Forget playing Tetris on your phone. Now you can play it with jellyfish DNA. Bixels is a DIY game kit that lets you code your own games using synthetic biology, lighting up a digital display with the help of DNA.

Its 8-by-8 pixel grid is programmed to turn on with the help of the same protein that makes jellyfish glow, called green fluorescent protein (GFP). But you can program it to do more than just passively shine. You can use your phone and the associated app to excite Bixels' fluorescent proteins and make them glow at different frequencies, producing red, blue, and green colors. Essentially, you can program it like you would any computer, but instead of electronics powering the system, it's DNA.
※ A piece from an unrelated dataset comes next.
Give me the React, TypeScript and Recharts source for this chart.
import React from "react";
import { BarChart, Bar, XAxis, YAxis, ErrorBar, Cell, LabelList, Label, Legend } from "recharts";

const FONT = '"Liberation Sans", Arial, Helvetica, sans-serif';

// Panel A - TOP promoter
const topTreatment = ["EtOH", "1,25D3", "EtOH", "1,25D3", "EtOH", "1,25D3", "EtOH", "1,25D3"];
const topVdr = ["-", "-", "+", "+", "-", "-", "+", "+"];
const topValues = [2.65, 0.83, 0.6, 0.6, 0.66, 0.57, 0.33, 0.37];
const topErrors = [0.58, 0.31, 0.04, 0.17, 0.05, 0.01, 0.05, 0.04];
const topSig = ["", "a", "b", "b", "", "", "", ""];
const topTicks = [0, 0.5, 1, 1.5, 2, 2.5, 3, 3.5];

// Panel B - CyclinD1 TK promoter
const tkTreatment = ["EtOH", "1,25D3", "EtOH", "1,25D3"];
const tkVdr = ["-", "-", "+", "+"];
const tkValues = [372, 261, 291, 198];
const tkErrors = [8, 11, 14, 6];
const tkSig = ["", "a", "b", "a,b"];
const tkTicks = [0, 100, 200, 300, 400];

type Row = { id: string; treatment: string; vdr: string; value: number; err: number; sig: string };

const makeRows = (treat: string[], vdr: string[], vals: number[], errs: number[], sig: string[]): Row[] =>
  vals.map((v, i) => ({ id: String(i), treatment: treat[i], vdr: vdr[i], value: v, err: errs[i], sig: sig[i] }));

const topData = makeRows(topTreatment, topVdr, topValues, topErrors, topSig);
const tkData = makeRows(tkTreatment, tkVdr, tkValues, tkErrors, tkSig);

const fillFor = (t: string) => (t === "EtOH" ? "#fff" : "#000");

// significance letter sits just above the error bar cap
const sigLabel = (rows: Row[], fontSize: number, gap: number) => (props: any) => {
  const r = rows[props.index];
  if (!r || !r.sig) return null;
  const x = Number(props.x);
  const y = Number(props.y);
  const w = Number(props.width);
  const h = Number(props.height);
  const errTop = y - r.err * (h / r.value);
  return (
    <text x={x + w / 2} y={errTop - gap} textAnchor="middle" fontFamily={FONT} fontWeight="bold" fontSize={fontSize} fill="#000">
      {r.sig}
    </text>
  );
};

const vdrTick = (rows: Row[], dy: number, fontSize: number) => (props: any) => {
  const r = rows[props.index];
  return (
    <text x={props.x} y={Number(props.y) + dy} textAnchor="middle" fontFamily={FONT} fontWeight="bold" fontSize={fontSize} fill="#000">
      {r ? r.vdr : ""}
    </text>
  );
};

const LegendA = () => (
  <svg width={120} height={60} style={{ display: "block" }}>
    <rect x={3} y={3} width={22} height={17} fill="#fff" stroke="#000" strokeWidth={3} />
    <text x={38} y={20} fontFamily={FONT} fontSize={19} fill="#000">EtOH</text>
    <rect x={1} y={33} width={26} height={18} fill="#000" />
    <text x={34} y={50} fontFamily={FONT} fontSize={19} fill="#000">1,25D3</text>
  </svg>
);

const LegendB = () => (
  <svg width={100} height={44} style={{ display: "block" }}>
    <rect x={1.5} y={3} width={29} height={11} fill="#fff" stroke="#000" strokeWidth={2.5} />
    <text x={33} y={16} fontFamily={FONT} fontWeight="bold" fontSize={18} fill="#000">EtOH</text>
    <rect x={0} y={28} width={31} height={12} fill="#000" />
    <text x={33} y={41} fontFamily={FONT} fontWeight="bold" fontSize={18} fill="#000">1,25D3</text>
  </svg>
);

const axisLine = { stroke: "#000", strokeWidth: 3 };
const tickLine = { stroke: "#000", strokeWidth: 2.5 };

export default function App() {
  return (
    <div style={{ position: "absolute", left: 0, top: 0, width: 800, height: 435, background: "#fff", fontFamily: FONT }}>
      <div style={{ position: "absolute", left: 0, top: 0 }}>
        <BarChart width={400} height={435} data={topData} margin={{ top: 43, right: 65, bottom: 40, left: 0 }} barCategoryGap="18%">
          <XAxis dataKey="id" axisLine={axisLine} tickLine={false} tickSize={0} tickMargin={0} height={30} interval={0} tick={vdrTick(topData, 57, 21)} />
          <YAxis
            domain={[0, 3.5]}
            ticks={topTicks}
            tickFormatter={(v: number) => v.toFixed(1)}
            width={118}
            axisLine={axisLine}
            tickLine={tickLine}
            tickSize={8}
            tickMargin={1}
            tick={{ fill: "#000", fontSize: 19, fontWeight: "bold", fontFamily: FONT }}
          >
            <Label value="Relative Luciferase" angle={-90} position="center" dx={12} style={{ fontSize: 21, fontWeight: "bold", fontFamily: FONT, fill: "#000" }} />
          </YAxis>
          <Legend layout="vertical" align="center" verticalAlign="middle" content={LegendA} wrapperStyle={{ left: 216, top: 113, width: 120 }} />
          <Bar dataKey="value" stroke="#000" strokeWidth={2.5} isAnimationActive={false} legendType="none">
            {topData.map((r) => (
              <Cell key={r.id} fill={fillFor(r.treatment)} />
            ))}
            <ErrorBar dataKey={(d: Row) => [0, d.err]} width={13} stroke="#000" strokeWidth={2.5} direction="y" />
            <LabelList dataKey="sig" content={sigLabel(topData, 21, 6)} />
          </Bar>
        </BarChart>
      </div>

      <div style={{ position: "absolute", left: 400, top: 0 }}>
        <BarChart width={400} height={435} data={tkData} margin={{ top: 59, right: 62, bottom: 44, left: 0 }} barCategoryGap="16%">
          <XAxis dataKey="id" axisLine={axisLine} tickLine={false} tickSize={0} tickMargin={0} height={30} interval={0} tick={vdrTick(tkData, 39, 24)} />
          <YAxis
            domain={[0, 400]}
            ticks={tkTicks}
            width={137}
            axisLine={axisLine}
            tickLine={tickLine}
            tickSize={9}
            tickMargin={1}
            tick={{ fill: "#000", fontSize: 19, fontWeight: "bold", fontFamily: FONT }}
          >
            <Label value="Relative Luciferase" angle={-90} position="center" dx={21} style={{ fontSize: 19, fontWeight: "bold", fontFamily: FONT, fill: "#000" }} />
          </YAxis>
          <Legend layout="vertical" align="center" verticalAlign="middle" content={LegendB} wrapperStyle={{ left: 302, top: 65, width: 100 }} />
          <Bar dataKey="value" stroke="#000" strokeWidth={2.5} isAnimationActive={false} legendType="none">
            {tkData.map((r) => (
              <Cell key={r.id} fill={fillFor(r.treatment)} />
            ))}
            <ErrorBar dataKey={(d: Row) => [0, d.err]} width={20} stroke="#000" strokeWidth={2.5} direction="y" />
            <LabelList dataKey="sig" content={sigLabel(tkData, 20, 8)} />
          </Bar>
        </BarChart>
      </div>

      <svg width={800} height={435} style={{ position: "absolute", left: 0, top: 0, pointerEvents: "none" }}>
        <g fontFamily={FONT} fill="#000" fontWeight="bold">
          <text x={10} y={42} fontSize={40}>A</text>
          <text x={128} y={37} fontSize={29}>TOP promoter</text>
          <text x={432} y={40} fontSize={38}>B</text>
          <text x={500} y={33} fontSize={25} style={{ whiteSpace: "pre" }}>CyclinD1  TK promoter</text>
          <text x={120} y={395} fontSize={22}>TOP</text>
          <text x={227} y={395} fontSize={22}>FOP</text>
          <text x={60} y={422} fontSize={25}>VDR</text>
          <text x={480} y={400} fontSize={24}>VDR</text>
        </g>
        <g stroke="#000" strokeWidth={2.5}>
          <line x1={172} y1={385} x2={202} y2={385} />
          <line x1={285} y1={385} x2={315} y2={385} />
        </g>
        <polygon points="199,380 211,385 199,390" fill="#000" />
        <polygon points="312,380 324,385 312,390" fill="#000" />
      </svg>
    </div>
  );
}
Two blue boxes hold Bixel pixel grids.

Researchers use green fluorescent protein all the time in lab experiments as an imaging agent to illuminate biological processes for study. With Bixels, all you need is a little programming to turn the colorful lights (tubes filled with GFP) into custom images or interactive games like Tetris or Snake. You can also use it to develop your own scientific experiments. (For experiment ideas, Bixels' creator, the Irish company Cell-Free Technology, suggests the curricula from BioBuilder.)

A screenshot shows a user assembling a Bixel kit on video.

A pixel kit is housed in a cardboard box that looks like a Game Boy.

Bixels is designed to be used by people with all levels of scientific knowledge, helping make the world of biotechnology more accessible to the public. Eventually, Cell-Free Technology wants to create a bio-computer even more advanced than Bixels. "Our ultimate goal is to build a personal bio-computer which, unlike current wearable devices, truly interacts with our bodies," co-founder Helene Steiner said in a press release.

Bixels - Play tetris with DNA from Cell-Free Technology on Vimeo.

You can buy your own Bixel kit on Kickstarter for roughly $118. It's expected to ship in May 2018.